Watsonville News, 134 Years Ago Today: Typhoid Fever and Harvest

Watsonville made news at the state capitol.

Thanks to the California Digital Newspaper Collection, we have a window into Watsonville's past. On this date (Nov. 27) in 1877, updates on typhoid fever, Thanksgiving and the fall harvest made the news in Sacramento. This brief was published in the Sacramento Daily Union, Vol. 3, No. 243.

Typhoid Fever-Watsonville Thanksgiving Day-Farmers Busy-Rainfall-Special Trains-Assemblyman Elect

Watsonville, November 26th—The mortality of the present week has been very great here. There were six funerals yesterday. Most of them have died of typhoid fever.

Thanksgiving Day will be observed by the customary religions, services and by a grand dinner at the Rink.

The farmers in this valley are busy plowing. The grain that has already been sown, is up and doing well.

About an inch and a quarter of rain has fallen.

A special train will probably run from this place to Santa Cruz for three evenings, beginning with to-night, to convey those who desire to attend the grand opening of Smith's Opera House.

Assemblyman elect, Judge George Pace, starts for Sacramento next Wednesday.

Anyone know what the Rink—where the community Thanksgiving celebration was held—was? What were the big crops in the Pajaro Valley during this era?

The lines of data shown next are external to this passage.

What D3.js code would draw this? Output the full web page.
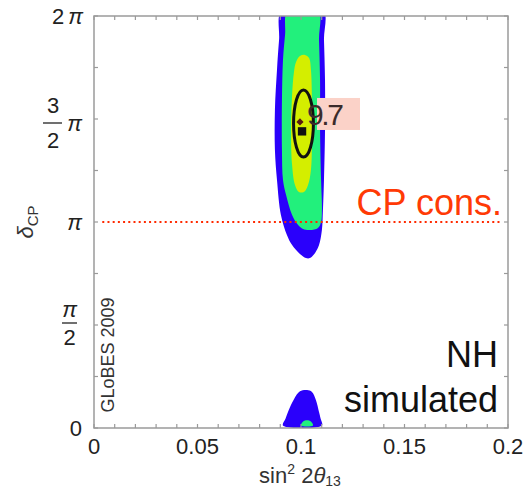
<!DOCTYPE html>
<html>
<head>
<meta charset="utf-8">
<script src="https://cdn.jsdelivr.net/npm/d3@7"></script>
<style>
  html, body { margin: 0; padding: 0; background: #fff; }
  svg { display: block; font-family: Arial, "Liberation Sans", sans-serif; }
</style>
</head>
<body>
<svg id="chart" width="530" height="490"></svg>
<script>
// ---------------- data ----------------
// x: sin^2 2theta13, y: deltaCP in units of pi
const xTicks = [0, 0.05, 0.1, 0.15, 0.2];
const xTickLabels = ["0", "0.05", "0.1", "0.15", "0.2"];
const yTicks = [0, 0.5, 1, 1.5, 2];
const yTickLabels = [["0"], ["π", "2"], ["π"], ["3", "2", "π"], ["2", "π"]];

// 3 sigma (blue) region, upper island
const blueRegion = [
  [0.0908, 2.03], [0.1106, 2.03], [0.1111, 1.883], [0.1116, 1.689], [0.1116, 1.447],
  [0.1111, 1.204], [0.1106, 1.058], [0.1101, 0.961], [0.1087, 0.888], [0.1068, 0.850],
  [0.1043, 0.825], [0.1024, 0.825], [0.0995, 0.845], [0.0957, 0.888], [0.0932, 0.937],
  [0.0903, 1.034], [0.0884, 1.204], [0.0874, 1.350], [0.0874, 1.544], [0.0884, 1.738],
  [0.0894, 1.883]
];
// 2 sigma (green) region
const greenRegion = [
  [0.0937, 2.03], [0.1082, 2.03], [0.1087, 1.883], [0.1092, 1.689], [0.1092, 1.447],
  [0.1097, 1.204], [0.1101, 1.058], [0.1097, 1.000], [0.1082, 0.971], [0.1043, 0.961],
  [0.1010, 0.966], [0.0986, 0.985], [0.0957, 1.034], [0.0928, 1.131], [0.0913, 1.204],
  [0.0908, 1.350], [0.0908, 1.592], [0.0913, 1.786], [0.0923, 1.908]
];
// 1 sigma (yellow) region
const yellowRegion = [
  [0.0976, 1.777], [0.0995, 1.806], [0.1019, 1.811], [0.1039, 1.796], [0.1048, 1.738],
  [0.1053, 1.592], [0.1053, 1.398], [0.1048, 1.252], [0.1034, 1.180], [0.1014, 1.146],
  [0.0990, 1.146], [0.0971, 1.180], [0.0957, 1.277], [0.0952, 1.447], [0.0957, 1.617],
  [0.0966, 1.728]
];
// lower island (near deltaCP = 0)
const blueLower = [
  [0.0913, 0.012], [0.0925, 0.045], [0.0940, 0.085], [0.0966, 0.140], [0.0995, 0.178],
  [0.1029, 0.184], [0.1053, 0.175], [0.1072, 0.136], [0.1087, 0.078], [0.1095, 0.045],
  [0.1101, 0.012]
];
const greenLower = [[0.1000, 0.012], [0.1010, 0.032], [0.1029, 0.038], [0.1048, 0.032], [0.1058, 0.012]];

// true-value contour ellipse: centre, semi-axes
const ellipseCenter = [0.1012, 1.478];
const ellipseRadii = [0.0048, 0.163];
const bestFit = [0.0995, 1.486];     // diamond
const truePoint = [0.1005, 1.440];   // square
const labelValue = "9.7";
const labelAnchor = [0.1029, 1.471];
const cpConserving = 1;              // delta = pi
const cpLineRange = [0.004, 0.196];

// ---------------- drawing ----------------
const svg = d3.select("#chart");
const L = 94, R = 508, T = 16, B = 428;
const x = d3.scaleLinear().domain([0, 0.2]).range([L, R]);
const y = d3.scaleLinear().domain([0, 2]).range([B, T]);

const defs = svg.append("defs");
defs.append("clipPath").attr("id", "clip")
  .append("rect").attr("x", L).attr("y", T).attr("width", R - L).attr("height", B - T);

const gPlot = svg.append("g").attr("clip-path", "url(#clip)");
const area = d3.line().x(d => x(d[0])).y(d => y(d[1])).curve(d3.curveCatmullRomClosed.alpha(0.5));

const BLUE = "#2a00fb", GREEN = "#22f07c", YELLOW = "#d4ee00";
gPlot.append("path").attr("d", area(blueRegion)).attr("fill", BLUE);
gPlot.append("path").attr("d", area(greenRegion)).attr("fill", GREEN);
gPlot.append("path").attr("d", area(yellowRegion)).attr("fill", YELLOW);
gPlot.append("path").attr("d", area(blueLower)).attr("fill", BLUE);
gPlot.append("path").attr("d", area(greenLower)).attr("fill", GREEN);

// ellipse
const cx = x(ellipseCenter[0]), cy = y(ellipseCenter[1]);
const rx = x(ellipseCenter[0] + ellipseRadii[0]) - cx;
const ry = cy - y(ellipseCenter[1] + ellipseRadii[1]);
gPlot.append("ellipse").attr("cx", cx).attr("cy", cy).attr("rx", rx).attr("ry", ry)
  .attr("fill", "none").attr("stroke", "#111").attr("stroke-width", 3);

// label box
const lx = x(labelAnchor[0]), ly = y(labelAnchor[1]);
svg.append("rect").attr("x", lx + 10).attr("y", ly - 27).attr("width", 43).attr("height", 32)
  .attr("fill", "#fbd2c8");
svg.append("text").attr("x", lx).attr("y", ly).attr("font-size", 30).attr("fill", "#3b2b2b")
  .attr("textLength", 37).text(labelValue);

// markers
svg.append("path").attr("transform", `translate(${x(truePoint[0])},${y(truePoint[1])})`)
  .attr("d", d3.symbol(d3.symbolSquare, 70)()).attr("fill", "#111");
svg.append("path").attr("transform", `translate(${x(bestFit[0])},${y(bestFit[1])}) rotate(45)`)
  .attr("d", d3.symbol(d3.symbolSquare, 26)()).attr("fill", "#5a1a10");

// CP conserving line
svg.append("line")
  .attr("x1", x(cpLineRange[0])).attr("x2", x(cpLineRange[1]))
  .attr("y1", y(cpConserving)).attr("y2", y(cpConserving))
  .attr("stroke", "#ff2a00").attr("stroke-width", 2).attr("stroke-dasharray", "2,3.2");
svg.append("text").attr("x", 502).attr("y", 215).attr("text-anchor", "end")
  .attr("font-size", 36).attr("fill", "#ff3a05").text("CP cons.");

// NH simulated
svg.append("text").attr("x", 498).attr("y", 367).attr("text-anchor", "end")
  .attr("font-size", 36).attr("fill", "#111").text("NH");
svg.append("text").attr("x", 498).attr("y", 412).attr("text-anchor", "end")
  .attr("font-size", 36).attr("fill", "#111").text("simulated");

// GLoBES label
svg.append("text").attr("transform", "translate(114,355) rotate(-90)")
  .attr("text-anchor", "middle").attr("font-size", 18).attr("fill", "#333").text("GLoBES 2009");

// frame
const AX = "#9a9a9a";
svg.append("rect").attr("x", L).attr("y", T).attr("width", R - L).attr("height", B - T)
  .attr("fill", "none").attr("stroke", AX).attr("stroke-width", 1.5);

// minor/major ticks
const xt = x.ticks(20);
const yt = d3.range(0, 2.0001, 0.25);
const tk = svg.append("g").attr("stroke", AX).attr("stroke-width", 1.2);
xt.forEach(v => {
  tk.append("line").attr("x1", x(v)).attr("x2", x(v)).attr("y1", B).attr("y2", B - 4);
  tk.append("line").attr("x1", x(v)).attr("x2", x(v)).attr("y1", T).attr("y2", T + 4);
});
yt.forEach(v => {
  tk.append("line").attr("x1", L).attr("x2", L + 4).attr("y1", y(v)).attr("y2", y(v));
  tk.append("line").attr("x1", R).attr("x2", R - 4).attr("y1", y(v)).attr("y2", y(v));
});

// x tick labels
xTicks.forEach((v, i) => {
  svg.append("text").attr("x", x(v)).attr("y", 454).attr("text-anchor", "middle")
    .attr("font-size", 22).attr("fill", "#222").text(xTickLabels[i]);
});

// y tick labels
const fs = 22;
yTicks.forEach((v, i) => {
  const lab = yTickLabels[i];
  const yy = y(v);
  const g = svg.append("g").attr("fill", "#222").attr("font-size", fs);
  if (lab.length === 1) {
    const t = g.append("text").attr("x", 82).attr("y", yy + 8).attr("text-anchor", "end").text(lab[0]);
    if (lab[0] === "π") t.attr("font-style", "italic");
  } else if (lab.length === 2 && lab[0] === "π") {
    g.append("text").attr("x", 69.5).attr("y", yy - 8).attr("text-anchor", "middle").attr("font-style", "italic").text(lab[0]);
    g.append("line").attr("x1", 62).attr("x2", 77).attr("y1", yy - 2).attr("y2", yy - 2).attr("stroke", "#222").attr("stroke-width", 1.3);
    g.append("text").attr("x", 69.5).attr("y", yy + 20).attr("text-anchor", "middle").text(lab[1]);
  } else if (lab.length === 2) {
    g.append("text").attr("x", 58).attr("y", yy + 8).attr("text-anchor", "middle").text(lab[0]);
    g.append("text").attr("x", 83).attr("y", yy + 8).attr("text-anchor", "end").attr("font-style", "italic").text(lab[1]);
  } else {
    g.append("text").attr("x", 53).attr("y", yy - 6).attr("text-anchor", "middle").text(lab[0]);
    g.append("line").attr("x1", 43).attr("x2", 62).attr("y1", yy + 4).attr("y2", yy + 4).attr("stroke", "#222").attr("stroke-width", 1.3);
    g.append("text").attr("x", 53).attr("y", yy + 29).attr("text-anchor", "middle").text(lab[1]);
    g.append("text").attr("x", 82).attr("y", yy + 12).attr("text-anchor", "end").attr("font-style", "italic").text(lab[2]);
  }
});

// axis titles
const xl = svg.append("text").attr("x", 300).attr("y", 483).attr("text-anchor", "middle")
  .attr("font-size", 22).attr("fill", "#333");
xl.append("tspan").text("sin");
xl.append("tspan").attr("font-size", 14).attr("dy", -9).text("2");
xl.append("tspan").attr("dy", 9).text(" 2");
xl.append("tspan").attr("font-style", "italic").text("θ");
xl.append("tspan").attr("font-size", 14).attr("dy", 3).text("13");

const yl = svg.append("text").attr("transform", "translate(33,222) rotate(-90)")
  .attr("text-anchor", "middle").attr("font-size", 22).attr("fill", "#333");
yl.append("tspan").attr("font-style", "italic").text("δ");
yl.append("tspan").attr("font-size", 15).attr("dy", 5).text("CP");
</script>
</body>
</html>
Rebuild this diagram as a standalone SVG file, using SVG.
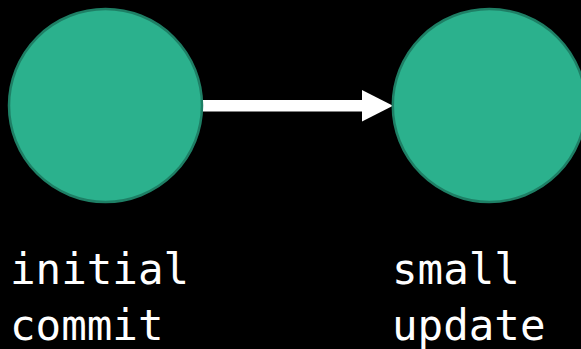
<svg xmlns="http://www.w3.org/2000/svg" width="581" height="349" viewBox="0 0 581 349">
<style>
.node{fill:#2bb18d;stroke:#1e7f65;stroke-width:2.5}
.lbl{fill:#ffffff;font-family:"DejaVu Sans Mono","Liberation Mono",monospace;font-size:42.5px}
.edge{stroke:#ffffff;stroke-width:11.5;fill:none}
</style>
<rect width="581" height="349" fill="#000000"/>
<g id="connectors">
<line class="edge" x1="202" y1="105.7" x2="364" y2="105.7"/>
<polygon points="362,90 393,105.7 362,121.5" fill="#ffffff"/>
</g>
<g id="node-initial">
<circle class="node" cx="105.5" cy="105.5" r="96.5"/>
<text class="lbl" x="10" y="284">initial</text>
<text class="lbl" x="10" y="340">commit</text>
</g>
<g id="node-small">
<circle class="node" cx="489.3" cy="105.5" r="96.5"/>
<text class="lbl" x="392" y="284">small</text>
<text class="lbl" x="392" y="340">update</text>
</g>
</svg>
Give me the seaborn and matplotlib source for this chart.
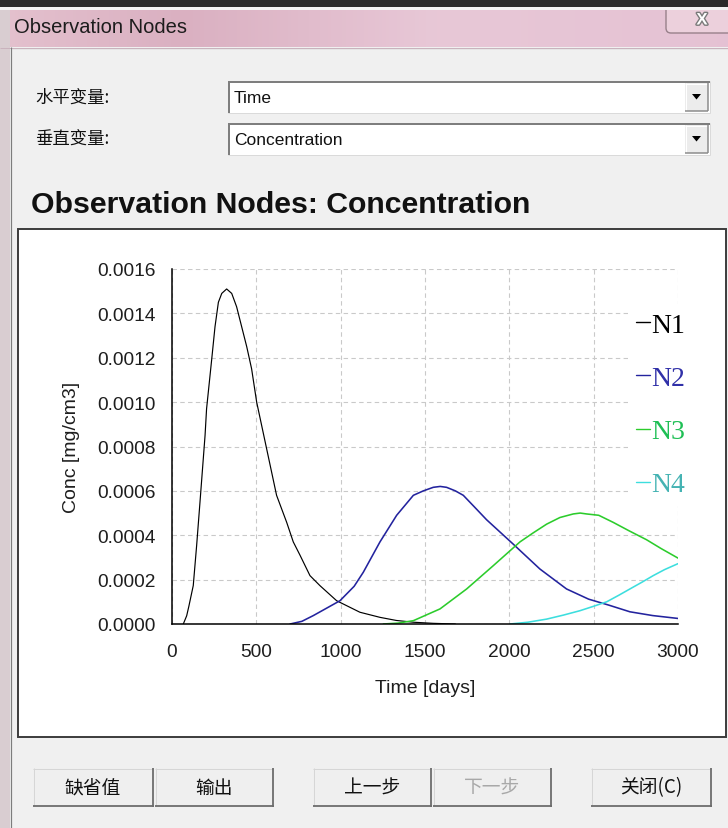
import numpy as np
import pandas as pd
import matplotlib
matplotlib.use("Agg")
import matplotlib.pyplot as plt
import seaborn as sns
from matplotlib.patches import Rectangle, FancyBboxPatch, Polygon
from matplotlib.ticker import FormatStrFormatter
import matplotlib.patheffects as pe

# ---------------- data ----------------
n1_time = [67, 87, 100, 126, 146, 166, 196, 205, 235, 255, 275, 295, 324, 354, 383,
           413, 443, 472, 502, 561, 620, 680, 719, 759, 818, 877, 976, 1114, 1233,
           1330, 1431, 1550, 1680]
n1_conc = [0.0, 0.000037, 0.00008, 0.000173, 0.000353, 0.00055, 0.00085, 0.00097,
           0.00119, 0.00134, 0.00145, 0.00149, 0.00151, 0.00149, 0.00143, 0.00134,
           0.00125, 0.00115, 0.00100, 0.00079, 0.00058, 0.000458, 0.00037, 0.00031,
           0.000218, 0.000173, 0.000105, 0.000053, 0.00003, 0.000016, 0.000008,
           0.000003, 0.0]

n2_time = [700, 770, 838, 996, 1080, 1134, 1233, 1332, 1431, 1490, 1549, 1590, 1628,
           1680, 1727, 1790, 1865, 2023, 2181, 2339, 2470, 2590, 2715, 2850, 3000]
n2_conc = [0.0, 0.000012, 0.000038, 0.000105, 0.00017, 0.000233, 0.00037, 0.00049,
           0.00058, 0.0006, 0.000616, 0.00062, 0.000616, 0.0006, 0.00058, 0.00053,
           0.00047, 0.00036, 0.000248, 0.000158, 0.000112, 0.000085, 0.000055,
           0.000038, 0.000025]

n3_time = [1253, 1340, 1431, 1589, 1747, 1905, 2063, 2140, 2221, 2300, 2379, 2420,
           2458, 2530, 2616, 2710, 2813, 2900, 3000]
n3_conc = [0.0, 0.000004, 0.000015, 0.000068, 0.000158, 0.000263, 0.00037, 0.00041,
           0.00045, 0.00048, 0.000496, 0.0005, 0.000496, 0.00049, 0.000458, 0.00042,
           0.00038, 0.00034, 0.000297]

n4_time = [2004, 2110, 2221, 2320, 2419, 2500, 2577, 2650, 2715, 2790, 2853, 2920, 3000]
n4_conc = [0.0, 0.000008, 0.000022, 0.00004, 0.00006, 0.00008, 0.0001, 0.00013,
           0.000158, 0.00019, 0.000218, 0.000245, 0.000272]

node_names = ["N1", "N2", "N3", "N4"]
line_colors = ["#000000", "#23239e", "#2ccc2c", "#3ddede"]
legend_text_colors = ["#000000", "#3030a8", "#1fbf55", "#45b3b3"]

x_ticks = [0, 500, 1000, 1500, 2000, 2500, 3000]
y_ticks = [0.0, 0.0002, 0.0004, 0.0006, 0.0008, 0.0010, 0.0012, 0.0014, 0.0016]

df = pd.concat([
    pd.DataFrame({"Time": t, "Conc": c, "Node": n})
    for t, c, n in zip([n1_time, n2_time, n3_time, n4_time],
                       [n1_conc, n2_conc, n3_conc, n4_conc], node_names)
], ignore_index=True)

# ---------------- figure / window chrome ----------------
sns.set_theme(style="white")
plt.rcParams["font.family"] = ["Liberation Sans", "Noto Sans CJK SC", "DejaVu Sans"]
CJK = ["Noto Sans CJK SC", "DejaVu Sans"]

W, H = 728, 829
fig = plt.figure(figsize=(W / 100, H / 100), dpi=100)
bg = fig.add_axes([0, 0, 1, 1])
bg.set_xlim(0, W)
bg.set_ylim(H, 0)
bg.axis("off")
bg.set_zorder(0)

PX = 0.72  # one pixel in points


def rect(x0, y0, x1, y1, fc, ec="none", lw=0, z=1):
    bg.add_patch(Rectangle((x0, y0), x1 - x0, y1 - y0, fc=fc, ec=ec, lw=lw, zorder=z))


def seg(x0, y0, x1, y1, c, w=1, z=3):
    bg.plot([x0, x1], [y0, y1], color=c, lw=w * PX, solid_capstyle="butt", zorder=z)


# client area
rect(0, 0, W, H, "#f0f0f0", z=0)
# title bar gradient (pink)
grad_x = np.linspace(0, 1, 200)
cl = np.array([0.894, 0.757, 0.808])
cd = np.array([0.855, 0.690, 0.757])
cm = np.array([0.910, 0.784, 0.843])
ce = np.array([0.898, 0.760, 0.830])
g = np.empty((1, 200, 3))
for i, t in enumerate(grad_x):
    if t < 0.25:
        g[0, i] = cl + (cd - cl) * (t / 0.25)
    elif t < 0.6:
        g[0, i] = cd + (cm - cd) * ((t - 0.25) / 0.35)
    else:
        g[0, i] = cm + (ce - cm) * ((t - 0.6) / 0.4)
bg.imshow(g, extent=[0, W, 48, 10.5], aspect="auto", zorder=1)
seg(0, 48.5, W, 48.5, "#c9b3bd", 1)
seg(12, 50, W, 50, "#e6e6e6", 1)
# left window frame
rect(0, 10.5, 10, H, "#d9cdd1", z=2)
seg(10.5, 48, 10.5, H, "#7d7d7d", 1.2)
# close button
bg.add_patch(FancyBboxPatch((666, 0), 90, 34, boxstyle="round,pad=0,rounding_size=5",
                            fc="#ecd0dc", ec="#98808a", lw=1.0, zorder=3))
bg.text(702, 21, "X", fontsize=12, fontweight="bold", color="white", ha="center",
        va="center", zorder=6,
        path_effects=[pe.withStroke(linewidth=2, foreground="#7a7a7a")])
# dark strip on top + thin light line
rect(0, 0, W, 8, "#2a2a2a", z=7)
rect(0, 8, W, 10.5, "#f2f2f2", z=7)
# window title
bg.text(14, 27, "Observation Nodes", fontsize=14.5, color="#1c1c1c", va="center", zorder=6)

# selector labels
bg.text(35, 98, "水平变量:", fontsize=12.5, family=CJK, va="center", color="#111")
bg.text(35, 140, "垂直变量:", fontsize=12.5, family=CJK, va="center", color="#111")


def combo(y0, y1, text):
    rect(228, y0, 710, y1, "white", z=2)
    seg(228, y0 + 0.5, 710, y0 + 0.5, "#7e7e7e", 2)
    seg(228.5, y0, 228.5, y1, "#7e7e7e", 2)
    seg(228, y1 - 0.5, 710, y1 - 0.5, "#dadada", 1)
    seg(709.5, y0, 709.5, y1, "#dadada", 1)
    # arrow button
    rect(685, y0 + 2, 708, y1 - 2, "#ececec", z=3)
    seg(685, y0 + 2.5, 708, y0 + 2.5, "#ffffff", 1, z=4)
    seg(685.5, y0 + 2, 685.5, y1 - 2, "#ffffff", 1, z=4)
    seg(685, y1 - 2.5, 708, y1 - 2.5, "#8a8a8a", 1.5, z=4)
    seg(707.5, y0 + 2, 707.5, y1 - 2, "#8a8a8a", 1.5, z=4)
    cy = (y0 + y1) / 2
    bg.add_patch(Polygon([[692, cy - 3], [701, cy - 3], [696.5, cy + 2.5]],
                         closed=True, fc="black", ec="none", zorder=5))
    bg.text(234, cy, text, fontsize=12.5, va="center", color="#111", zorder=5)


combo(82, 114, "Time")
combo(124, 156, "Concentration")

# chart title
bg.text(31, 205, "Observation Nodes: Concentration", fontsize=21.8, fontweight="bold",
        va="center", color="#111")

# chart panel
rect(18, 230, 726, 738, "white", ec="#3c3c3c", lw=1.4, z=2)

# buttons
buttons = [(33, 153, "缺省值", "#111"), (155, 273, "输出", "#111"),
           (313, 431, "上一步", "#111"), (433, 551, "下一步", "#a8a8a8"),
           (591, 711, "关闭(C)", "#111")]
for x0, x1, lab, col in buttons:
    rect(x0, 769, x1, 807, "#efefef", z=2)
    seg(x0, 769.5, x1, 769.5, "#d6d6d6", 1)
    seg(x0 + 0.5, 769, x0 + 0.5, 807, "#d6d6d6", 1)
    seg(x0, 807, x1 + 1, 807, "#6c6c6c", 1.8)
    seg(x1, 769, x1, 808, "#6c6c6c", 1.8)
    bg.text((x0 + x1) / 2, 788, lab, fontsize=13.5, family=CJK, ha="center",
            va="center", color=col, zorder=5)

# ---------------- the chart ----------------
L, R, T, B = 172, 678, 270, 625
ax = fig.add_axes([L / W, 1 - B / H, (R - L) / W, (B - T) / H])
ax.set_zorder(2)
ax.patch.set_alpha(0)

sns.lineplot(data=df, x="Time", y="Conc", hue="Node", hue_order=node_names,
             palette=dict(zip(node_names, line_colors)), estimator=None, sort=True,
             linewidth=1.15, legend=False, ax=ax)
ax.lines[0].set_linewidth(0.85)

ax.set_xlim(x_ticks[0], x_ticks[-1])
ax.set_ylim(y_ticks[0], y_ticks[-1])
ax.set_xticks(x_ticks)
ax.set_yticks(y_ticks)
ax.yaxis.set_major_formatter(FormatStrFormatter("%.4f"))
ax.grid(True, linestyle=(0, (4, 3)), color="#c9c9c9", linewidth=0.8)
ax.set_axisbelow(True)
for s in ["top", "right"]:
    ax.spines[s].set_visible(False)
for s in ["left", "bottom"]:
    ax.spines[s].set_color("black")
    ax.spines[s].set_linewidth(1.1)
ax.tick_params(axis="both", direction="inout", length=7, width=1.0, color="black",
               labelsize=13.8, labelcolor="#1e1e1e")
ax.tick_params(axis="y", pad=8.5)
ax.tick_params(axis="x", pad=10.5)

ax.set_xlabel("Time [days]", fontsize=14, color="#1e1e1e", va="center")
ax.set_ylabel("Conc [mg/cm3]", fontsize=14, color="#1e1e1e", va="center")
ax.xaxis.set_label_coords((425 - L) / (R - L), (B - 689) / (B - T))
ax.yaxis.set_label_coords((71 - L) / (R - L), (B - 447) / (B - T))

handles = ax.lines[:4]
leg = ax.legend(handles, node_names, loc="upper left",
                bbox_to_anchor=(628 / W, 1 - 305 / H), bbox_transform=fig.transFigure,
                prop={"family": "Liberation Serif", "size": 20},
                handlelength=0.5, handletextpad=0.05, labelspacing=1.0,
                frameon=True, facecolor="white", edgecolor="none", framealpha=1,
                fancybox=False, borderpad=0.3, borderaxespad=0)
for txt, c in zip(leg.get_texts(), legend_text_colors):
    txt.set_color(c)
for h in leg.legend_handles:
    h.set_linewidth(1.0)

fig.savefig("out.png", dpi=100)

Steve Bankhead November 27, 2011 at 04:25 PM
(Question from Nov. 27 posting re 1877 Thanksgiving celebration) Anyone know what the Rink—where the community Thanksgiving celebration was held—was? What were the big crops in the Pajaro Valley during this era? The Rink, also known as the Opera House was a multi-purpose community event site whose large floor space could accomodate performance audiences, skating and other community events. It was located on E. Beach (then 3rd Street) just east of the current Lettunich Building and across from the Plaza, though it was previously next to the Mansion House before it was moved around the corner to its current Main Street location. The Rink's location later held the Odd Fellows building until it was lost in the 1989 quake. A later skatuing rink existed on 2nd Street, the current fire houise, and served skaters into the 1960's. -Steve Bankhead
Jennifer Squires November 27, 2011 at 07:49 PM
Thanks, Steve!
Steve Bankhead November 28, 2011 at 05:16 PM
Jennifer: No problem. I'm sorry for dodging the question on what the Pajaro Valley major crops were in 1877, but I wasn't sure. I know up till the early 1870's there was significant cultivation of wheat, barley, potatoes and other vegetables. And there were also numerous dairies towards the foothills. 1877 seems more like a transitional time, with shifts toward the the raising of sugar beets for Spreckles and other buyers. A Spreckels processing plant was once located west of Walker Street in the late 1800's. Then there were hops for the local breweries operating in South County and over the bridge in Monterey County. And of course more lasting crops also followed like apples, thanks to the wave of Croatian immigrants in the 1870's and later decades whose growing and marketing skills helped give Watsonville the nickname of Apple City. Lettuce and other crops later followed.